Ever since learning of who David Pierce really is...and you are correct...he is a complete Monster...I have been unable to forget or forgive this man for what he has done to so many. I could not believe when I read today that he was already granted parole. It is unbelievable to me that he got out so quick. I, too, wish he would have died there by himself in jail, sitting in a puddle of his own tears.
My brother was one of those affected...abuse beginning over 12 years ago. I don't even fully know how that must have affected my brother. Some things you have said in your blog and that I have read about on the internet detailing what went on makes complete sense. I sat next to that horrible excuse for a human being at my brother's wedding rehearsal dinner...now remembering how somber he and out of the ordinary his mood was now makes complete sense.
As close as my family was to the church and to the staff to include Rick Grant and Greg Kirksey, I wonder if they knew that my brother was one of the ones affected by HIM, would they have done more? Unfortunately, I cannot get my questions answered so easily. I held these men in such high regard for so long...men who to me defined what Christ-like was. I have had multiple nightmares about this man and what I would do if I ever ran into him again, so I cannot imagine what his victims have to endure.
I wish my brother would talk about this. I hope that he is getting the help that he needs. We, unfortunately, are not as close as we used to be and he won't discuss this with me. That demon stole a part of my brother he can never get back.
I am so sorry that you ever had to experience the abuse and also that you now deal with that daily. If my brother were receptive, I would tell him the same thing. I want justice and peace for all of the victims.
Thank you for posting your blog. All I can do is hope that you, my brother, and the others heal so that hopefully, in time, his crimes do not plague your minds.

Anonymous said...

Hello,

I read this blog post some weeks ago and haven't commented on it until now. In a way, it seems that this post stands alone so beautifully. Having followed your blog from its inception, the spiritual growth in you is evident and inspiring.

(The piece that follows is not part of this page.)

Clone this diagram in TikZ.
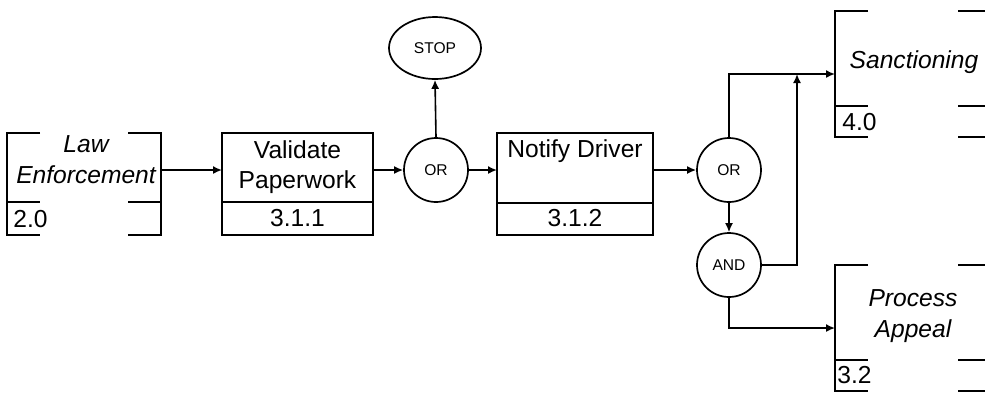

In this post, you said: "I've waited for years for God to "fix" me, never realizing in my anger and pridefulness, that God was waiting on me the entire time." That sentence struck me deeply, as I, too, could have easily written that. For so long I shook my fist at God, telling Him to make me over in whatever way He felt was "right", but that whole time it was Him waiting on me to get my mind right and understand that He was waiting for me to come to terms with the past. He was waiting and wanting to help me deal with that pain, and to go through it, and come out the other side.

I wish you well, and so many good things in your life. Your blog has educated many in our little town of Benton, and shined a light where it needed to be seen. There are still many small minds in this town, there always will be. They were here decades ago, they will be here decades hence. Please know that you have helped many with your blog, those who were struggling in similar ways as yourself. It's a way we carry each other. Thank you.

Bo

Anonymous said...

So moving, so applicable for all of us to learn from, thank you for always sharing!